### WHAT YOU NEED TO DO
Tally the lines holding the string "diagram" and reply with that number alone.

### SUPPLIED RECORDS
-------
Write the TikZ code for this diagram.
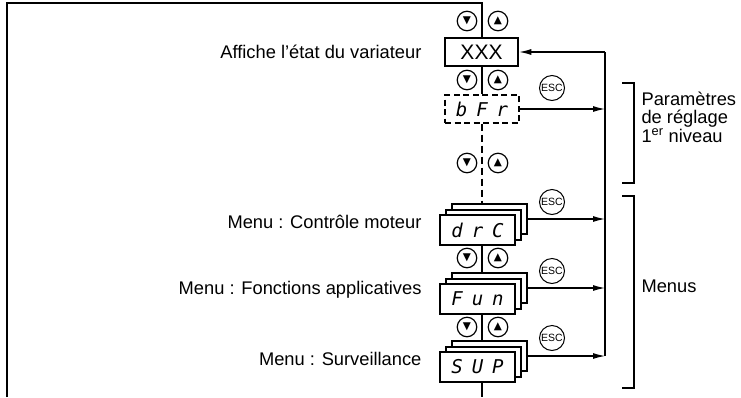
\documentclass[tikz,border=0pt]{standalone}
\usepackage{fontspec}
\setmainfont{Liberation Sans}
\newfontfamily\dejavu{DejaVu Sans}
\newfontfamily\segfont{DejaVu Sans Mono}
\usetikzlibrary{arrows.meta}
\newcommand{\sg}{\hspace{9pt}}
\begin{document}
\begin{tikzpicture}[x=1pt,y=-1pt, line width=1.1pt,
  lbl/.style={font=\fontsize{18.3}{18}\selectfont, inner sep=0pt},
  btn/.style={circle, draw, line width=1.2pt, minimum size=19.5pt, inner sep=0pt, fill=white, font=\dejavu\fontsize{10.5}{10}\selectfont},
  escbtn/.style={circle, draw, line width=1pt, minimum size=25pt, inner sep=0pt, font=\fontsize{10.5}{10}\selectfont},
  disp/.style={draw, line width=2pt, minimum width=75pt, minimum height=30pt, inner sep=0pt, fill=white, font=\segfont\itshape\fontsize{19}{19}\selectfont},
  arr/.style={-{Latex[length=12pt,width=6pt]}}]
\useasboundingbox (0,0) rectangle (741,397);

% axis and right line coordinates
\coordinate (ax) at (482,0);
\coordinate (rtop) at (605,52);
\coordinate (fl) at (7,397);
\coordinate (ft) at (7,3);
\coordinate (axbot) at (482,397);

% displays
\node[disp, line width=2.6pt, minimum width=73pt, minimum height=28pt, font=\fontsize{21}{21}\selectfont] (xxx) at (481.5,52) {XXX};
\node[disp, line width=1.1pt, dash pattern=on 6pt off 3.5pt, minimum width=74pt, minimum height=28pt] (bfr) at (482,109) {b\sg F\sg r};

\foreach \nm/\yy/\txt in {drc/230/d\sg r\sg C, fun/299/F\sg u\sg n, sup/367/S\sg U\sg P}{
  \node[disp] (\nm2) at (489.5,\yy-11) {};
  \node[disp] (\nm1) at (483.5,\yy-5.5) {};
  \node[disp] (\nm) at (477.5,\yy) {\txt};
}

% central axis
\draw (fl) -- (ft) -- (ft -| ax) -- (xxx.north -| ax);
\draw (xxx.south -| ax) -- (bfr.north -| ax);
\draw[dash pattern=on 7pt off 4pt] (bfr.south -| ax) -- (drc2.north -| ax);
\draw (drc.south -| ax) -- (fun2.north -| ax);
\draw (fun.south -| ax) -- (sup2.north -| ax);
\draw (sup.south -| ax) -- (axbot);

% arrow buttons
\foreach \nm/\yy in {a/21, b/80, c/163, d/258, e/327}{
  \node[btn] (\nm d) at (467,\yy) {▼};
  \node[btn] (\nm u) at (498,\yy) {▲};
}

% ESC buttons
\node[escbtn] (esc1) at (552,88) {ESC};
\node[escbtn] (esc2) at (552,202) {ESC};
\node[escbtn] (esc3) at (552,271) {ESC};
\node[escbtn] (esc4) at (552,338) {ESC};

% right return line and arrows
\draw (rtop) -- (sup2.east -| rtop);
\draw[arr] (rtop) -- (xxx.east);
\draw[arr] (bfr.east) -- (bfr.east -| rtop);
\draw[arr] (drc2.east) -- (drc2.east -| rtop);
\draw[arr] (fun2.east) -- (fun2.east -| rtop);
\draw[arr] (sup2.east) -- (sup2.east -| rtop);

% brackets
\coordinate (k1a) at (622,83);
\coordinate (k1b) at (622,183);
\coordinate (k2a) at (622,196);
\coordinate (k2b) at (622,388);
\draw (k1a) -- ++(12,0) -- ++(0,100) -- (k1b);
\draw (k2a) -- ++(12,0) -- ++(0,192) -- (k2b);

% labels
\node[lbl, anchor=east] (t1) at (422,52) {Affiche l’état du variateur};
\node[lbl, anchor=east] (t2) at (422,222) {Menu : Contrôle moteur};
\node[lbl, anchor=east] (t3) at (422,290) {Menu : Fonctions applicatives};
\node[lbl, anchor=east] (t4) at (422,359) {Menu : Surveillance};
\node[lbl, anchor=west, align=left] (t5) at (641,117) {Paramètres\\de réglage\\[1pt]1\textsuperscript{er} niveau};
\node[lbl, anchor=west] (t6) at (641,286) {Menus};
\end{tikzpicture}
\end{document}
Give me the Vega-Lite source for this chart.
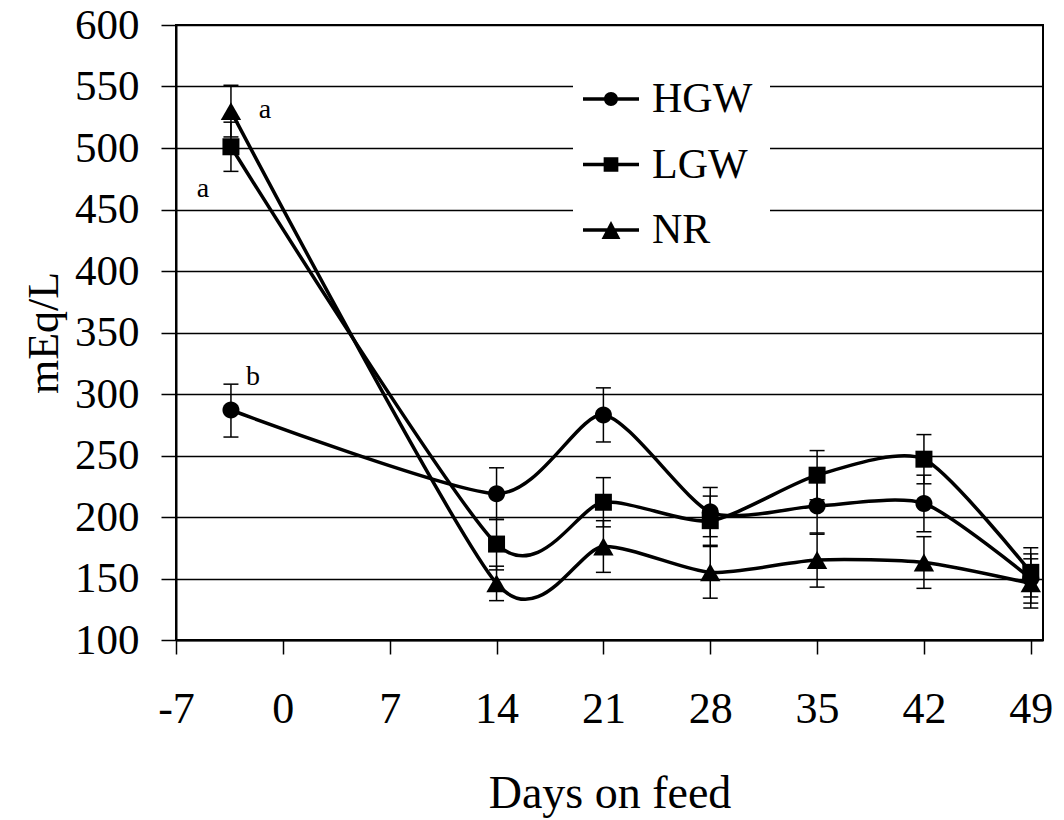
{
  "$schema": "https://vega.github.io/schema/vega-lite/v6.json",
  "width": 867,
  "height": 615,
  "autosize": {"type": "none"},
  "padding": {"left": 176, "top": 25, "right": 21, "bottom": 180},
  "background": "white",
  "config": {
    "view": {"stroke": "black", "strokeWidth": 2},
    "font": "Liberation Serif",
    "text": {"font": "Liberation Serif"}
  },
  "resolve": {"scale": {"shape": "independent"}},
  "datasets": {
    "pts": [
      {"series": "HGW", "day": -3.4, "value": 287, "lo": 265, "hi": 308},
      {"series": "HGW", "day": 14, "value": 219, "lo": 198, "hi": 240},
      {"series": "HGW", "day": 21, "value": 283, "lo": 261, "hi": 305},
      {"series": "HGW", "day": 28, "value": 204, "lo": 184, "hi": 224},
      {"series": "HGW", "day": 35, "value": 209, "lo": 186, "hi": 232},
      {"series": "HGW", "day": 42, "value": 211, "lo": 188, "hi": 234},
      {"series": "HGW", "day": 49, "value": 150, "lo": 130, "hi": 170},
      {"series": "LGW", "day": -3.4, "value": 501, "lo": 481, "hi": 521},
      {"series": "LGW", "day": 14, "value": 178, "lo": 157, "hi": 198},
      {"series": "LGW", "day": 21, "value": 212, "lo": 192, "hi": 232},
      {"series": "LGW", "day": 28, "value": 197, "lo": 177, "hi": 217},
      {"series": "LGW", "day": 35, "value": 234, "lo": 214, "hi": 254},
      {"series": "LGW", "day": 42, "value": 247, "lo": 227, "hi": 267},
      {"series": "LGW", "day": 49, "value": 155, "lo": 135, "hi": 175},
      {"series": "NR", "day": -3.4, "value": 530, "lo": 509, "hi": 551},
      {"series": "NR", "day": 14, "value": 146, "lo": 132, "hi": 160},
      {"series": "NR", "day": 21, "value": 176, "lo": 155, "hi": 197},
      {"series": "NR", "day": 28, "value": 155, "lo": 134, "hi": 176},
      {"series": "NR", "day": 35, "value": 165, "lo": 143, "hi": 187},
      {"series": "NR", "day": 42, "value": 163, "lo": 142, "hi": 184},
      {"series": "NR", "day": 49, "value": 146, "lo": 126, "hi": 166}
    ],
    "notes": [
      {"day": -1.17, "value": 531, "label": "a"},
      {"day": -5.23, "value": 467, "label": "a"},
      {"day": -1.95, "value": 314, "label": "b"}
    ]
  },
  "encoding": {
    "x": {
      "field": "day",
      "type": "quantitative",
      "scale": {"domain": [-7, 49.8], "nice": false, "zero": false},
      "axis": {
        "values": [-7, 0, 7, 14, 21, 28, 35, 42, 49],
        "labelExpr": "'' + datum.value",
        "title": "Days on feed",
        "grid": false,
        "labelFlush": false,
        "labelOverlap": false,
        "domainColor": "black",
        "domainWidth": 2,
        "tickColor": "black",
        "tickWidth": 1.5,
        "tickSize": 14,
        "labelFont": "Liberation Serif",
        "labelFontSize": 44,
        "labelColor": "black",
        "labelPadding": 33,
        "titleFont": "Liberation Serif",
        "titleFontSize": 46,
        "titleFontWeight": "normal",
        "titleColor": "black",
        "titlePadding": 40
      }
    }
  },
  "layer": [
    {
      "data": {"name": "pts"},
      "mark": {"type": "line", "interpolate": "cardinal", "tension": 0.3, "color": "black", "strokeWidth": 3.5},
      "encoding": {
        "y": {
          "field": "value",
          "type": "quantitative",
          "title": "mEq/L",
          "scale": {"domain": [100, 600], "nice": false, "zero": false},
          "axis": {
            "values": [100, 150, 200, 250, 300, 350, 400, 450, 500, 550, 600],
            "grid": true,
            "gridColor": "black",
            "gridWidth": 1.5,
            "gridOpacity": 1,
            "domainColor": "black",
            "domainWidth": 2,
            "tickColor": "black",
            "tickWidth": 1.5,
            "tickSize": 15,
            "labelFont": "Liberation Serif",
            "labelFontSize": 43,
            "labelColor": "black",
            "labelPadding": 22,
            "labelOverlap": false,
            "labelFlush": false,
            "titleFont": "Liberation Serif",
            "titleFontSize": 44,
            "titleFontWeight": "normal",
            "titleColor": "black",
            "titlePadding": 8
          }
        },
        "detail": {"field": "series"}
      }
    },
    {
      "data": {"name": "pts"},
      "mark": {"type": "rule", "color": "black", "strokeWidth": 1.5},
      "encoding": {
        "y": {"field": "lo", "type": "quantitative", "title": "mEq/L"},
        "y2": {"field": "hi"}
      }
    },
    {
      "data": {"name": "pts"},
      "mark": {"type": "tick", "orient": "horizontal", "color": "black", "size": 15, "thickness": 1.5, "opacity": 1},
      "encoding": {
        "y": {"field": "lo", "type": "quantitative", "title": "mEq/L"}
      }
    },
    {
      "data": {"name": "pts"},
      "mark": {"type": "tick", "orient": "horizontal", "color": "black", "size": 15, "thickness": 1.5, "opacity": 1},
      "encoding": {
        "y": {"field": "hi", "type": "quantitative", "title": "mEq/L"}
      }
    },
    {
      "data": {"name": "pts"},
      "mark": {"type": "point", "filled": true, "color": "black", "opacity": 1, "size": 289, "strokeWidth": 0},
      "encoding": {
        "y": {"field": "value", "type": "quantitative", "title": "mEq/L"},
        "shape": {
          "field": "series",
          "type": "nominal",
          "scale": {
            "domain": ["HGW", "LGW", "NR"],
            "range": [
              "M1,0A1,1,0,1,1,-1,0A1,1,0,1,1,1,0Z",
              "M-1,-1L1,-1L1,1L-1,1Z",
              "M0,-1.05L1.2,1.05L-1.2,1.05Z"
            ]
          },
          "legend": null
        }
      }
    },
    {
      "data": {"name": "pts"},
      "transform": [{"filter": "datum.day > 1000"}],
      "mark": {"type": "point", "filled": true, "color": "black", "opacity": 1},
      "encoding": {
        "y": {"field": "value", "type": "quantitative", "title": "mEq/L"},
        "shape": {
          "field": "series",
          "type": "nominal",
          "scale": {
            "domain": ["HGW", "LGW", "NR"],
            "range": [
              "M-4,-0.25L-0.9,-0.25L-0.9,0.25L-4,0.25ZM0.9,-0.25L4,-0.25L4,0.25L0.9,0.25ZM1,0A1,1,0,1,1,-1,0A1,1,0,1,1,1,0Z",
              "M-4,-0.25L-1,-0.25L-1,0.25L-4,0.25ZM1,-0.25L4,-0.25L4,0.25L1,0.25ZM-1.05,-1.05L1.05,-1.05L1.05,1.05L-1.05,1.05Z",
              "M-4,-0.25L4,-0.25L4,0.25L-4,0.25ZM0,-1.3L1.35,1.3L-1.35,1.3Z"
            ]
          },
          "legend": {
            "orient": "none",
            "legendX": 397,
            "legendY": 36,
            "title": null,
            "fillColor": "white",
            "padding": 17,
            "labelFont": "Liberation Serif",
            "labelFontSize": 42,
            "labelColor": "black",
            "symbolSize": 196,
            "labelOffset": 20,
            "rowPadding": 23.5,
            "symbolStrokeWidth": 0,
            "symbolFillColor": "black",
            "symbolOpacity": 1
          }
        }
      }
    },
    {
      "data": {"name": "notes"},
      "mark": {"type": "text", "font": "Liberation Serif", "fontSize": 28, "color": "black", "align": "center", "baseline": "middle"},
      "encoding": {
        "y": {"field": "value", "type": "quantitative", "title": "mEq/L"},
        "text": {"field": "label"}
      }
    }
  ]
}
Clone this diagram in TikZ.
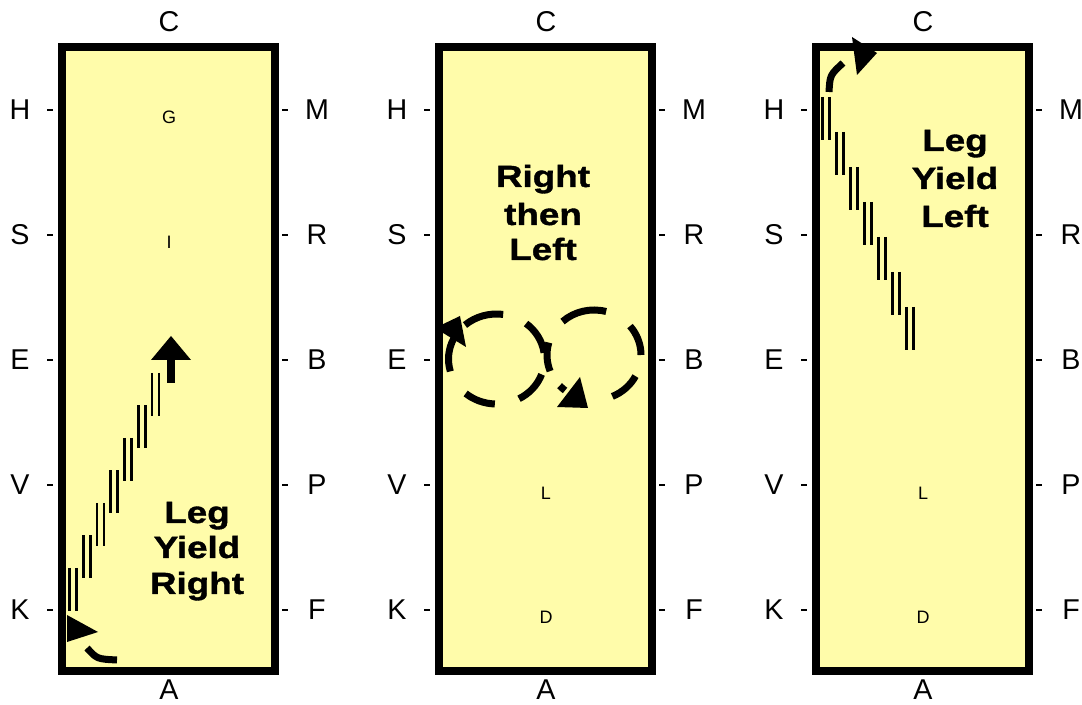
\documentclass[tikz,border=0pt]{standalone}
\usepackage{fontspec}
\setmainfont{Liberation Sans}
\newfontfamily\titlefont{Liberation Sans}[FakeStretch=1.2,BoldFeatures={FakeBold=1.2}]
\definecolor{arena}{RGB}{255,252,170}
\begin{document}
\begin{tikzpicture}[x=0.75pt,y=-0.75pt,
  arenabox/.style={draw=black, line width=6pt, fill=arena},
  lbl/.style={font=\fontsize{21.5}{24}\selectfont, inner sep=0pt},
  smallletter/.style={font=\fontsize{13.5}{15}\selectfont, inner sep=0pt},
  titleline/.style={font=\titlefont\fontsize{23}{27}\selectfont\bfseries, inner sep=0pt, anchor=base},
  tickmark/.style={line width=1.5pt},
  trackline/.style={line width=2.2pt},
  route/.style={line width=5.25pt},
]
\useasboundingbox (0,0) rectangle (1082,705);
\fill[white] (0,0) rectangle (1082,705);

% arenas and letters
\foreach \o/\n in {0/a,377/b,754/c}{
  \draw[arenabox] (62+\o,47) rectangle (275+\o,671);
  \node[lbl] (C\n) at (169+\o,22) {C};
  \node[lbl] (A\n) at (169+\o,690) {A};
  \foreach \y/\l/\r in {110/H/M,235/S/R,360/E/B,485/V/P,610/K/F}{
    \node[lbl] (\l\n) at (20+\o,\y) {\l};
    \draw[tickmark] (47+\o,\y) -- (53+\o,\y);
    \node[lbl] (\r\n) at (317+\o,\y) {\r};
    \draw[tickmark] (282+\o,\y) -- (288+\o,\y);
  }
}
\node[smallletter] (G) at (169,117) {G};
\node[smallletter] (I) at (169,242) {I};
\node[smallletter] (Lb) at (546,493) {L};
\node[smallletter] (Db) at (546,617) {D};
\node[smallletter] (Lc) at (923,493) {L};
\node[smallletter] (Dc) at (923,617) {D};

% titles
\node[titleline] (t1a) at (197,523) {Leg};
\node[titleline] (t1b) at (197,558) {Yield};
\node[titleline] (t1c) at (197,594) {Right};
\node[titleline] (t2a) at (543,187) {Right};
\node[titleline] (t2b) at (543,225) {then};
\node[titleline] (t2c) at (543,260) {Left};
\node[titleline] (t3a) at (955,151) {Leg};
\node[titleline] (t3b) at (955,189) {Yield};
\node[titleline] (t3c) at (955,227) {Left};

% left arena: leg yield right
\foreach \k in {0,...,6}{
  \pgfmathsetmacro{\xx}{69.5+13.75*\k}
  \pgfmathsetmacro{\yy}{568-32.5*\k}
  \draw[trackline] (\xx,\yy) -- ++(0,43) (\xx+7,\yy) -- ++(0,43);
}
\fill (167,383) rectangle (175,358);
\fill (151,360) -- (191,360) -- (171,336) -- cycle;
\draw[route] (117,660) .. controls (97,659) .. (87,648);
\fill (67,615) -- (98,632) -- (67,642) -- cycle;

% middle arena: circles
\foreach \a/\b in {-131/-82,-52/-8,20/62,92/130,164/207}
  \draw[route] (496.5,359) ++(\a:48 and 45) arc[start angle=\a, end angle=\b, x radius=48, y radius=45];
\fill (435,328) -- (460,316) -- (466,347) -- cycle;
\foreach \a/\b in {-132/-75,-40/0,28/67,159/196,128/137}
  \draw[route] (594,355) ++(\a:47 and 45) arc[start angle=\a, end angle=\b, x radius=47, y radius=45];
\fill (557,407) -- (580,377) -- (588,408) -- cycle;

% right arena: leg yield left
\foreach \k in {0,...,6}{
  \pgfmathsetmacro{\xx}{822.5+13.95*\k}
  \pgfmathsetmacro{\yy}{97+35*\k}
  \draw[trackline] (\xx,\yy) -- ++(0,43) (\xx+7,\yy) -- ++(0,43);
}
\draw[route] (829,92) .. controls (830,75) .. (843,63);
\fill (852,37) -- (877,53) -- (857,75) -- cycle;
\end{tikzpicture}
\end{document}
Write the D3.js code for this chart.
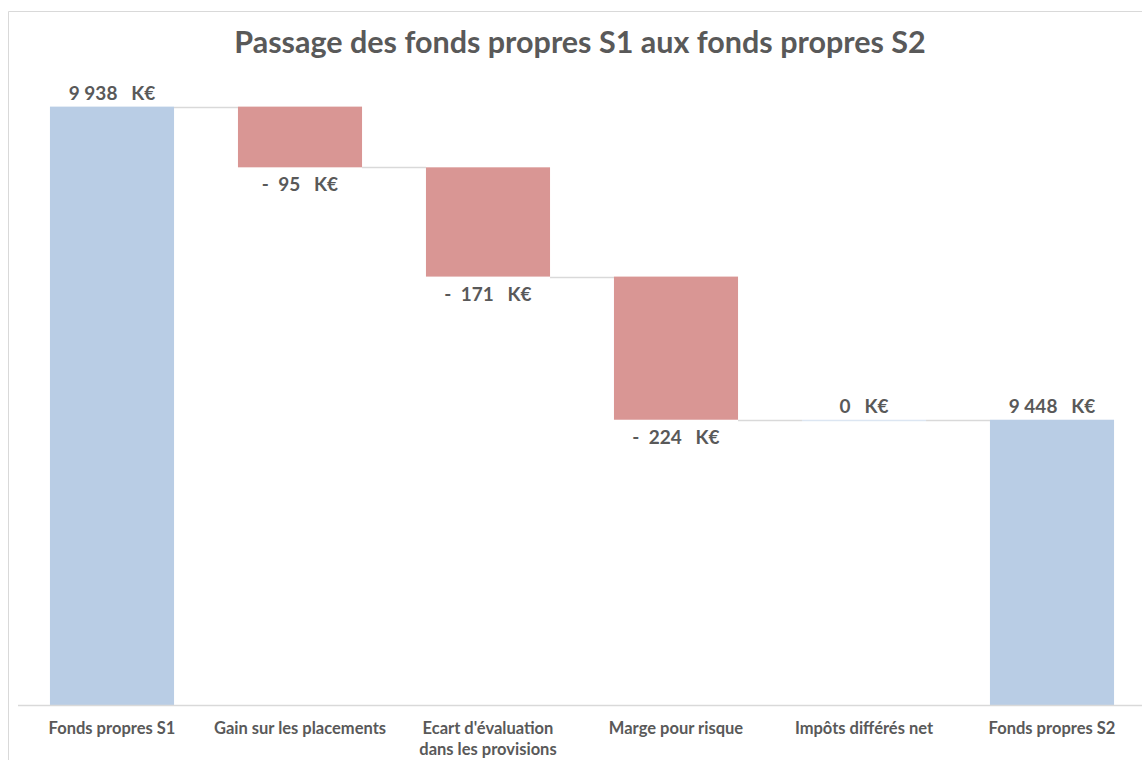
-------
### SOLUTION TO THIS TASK
2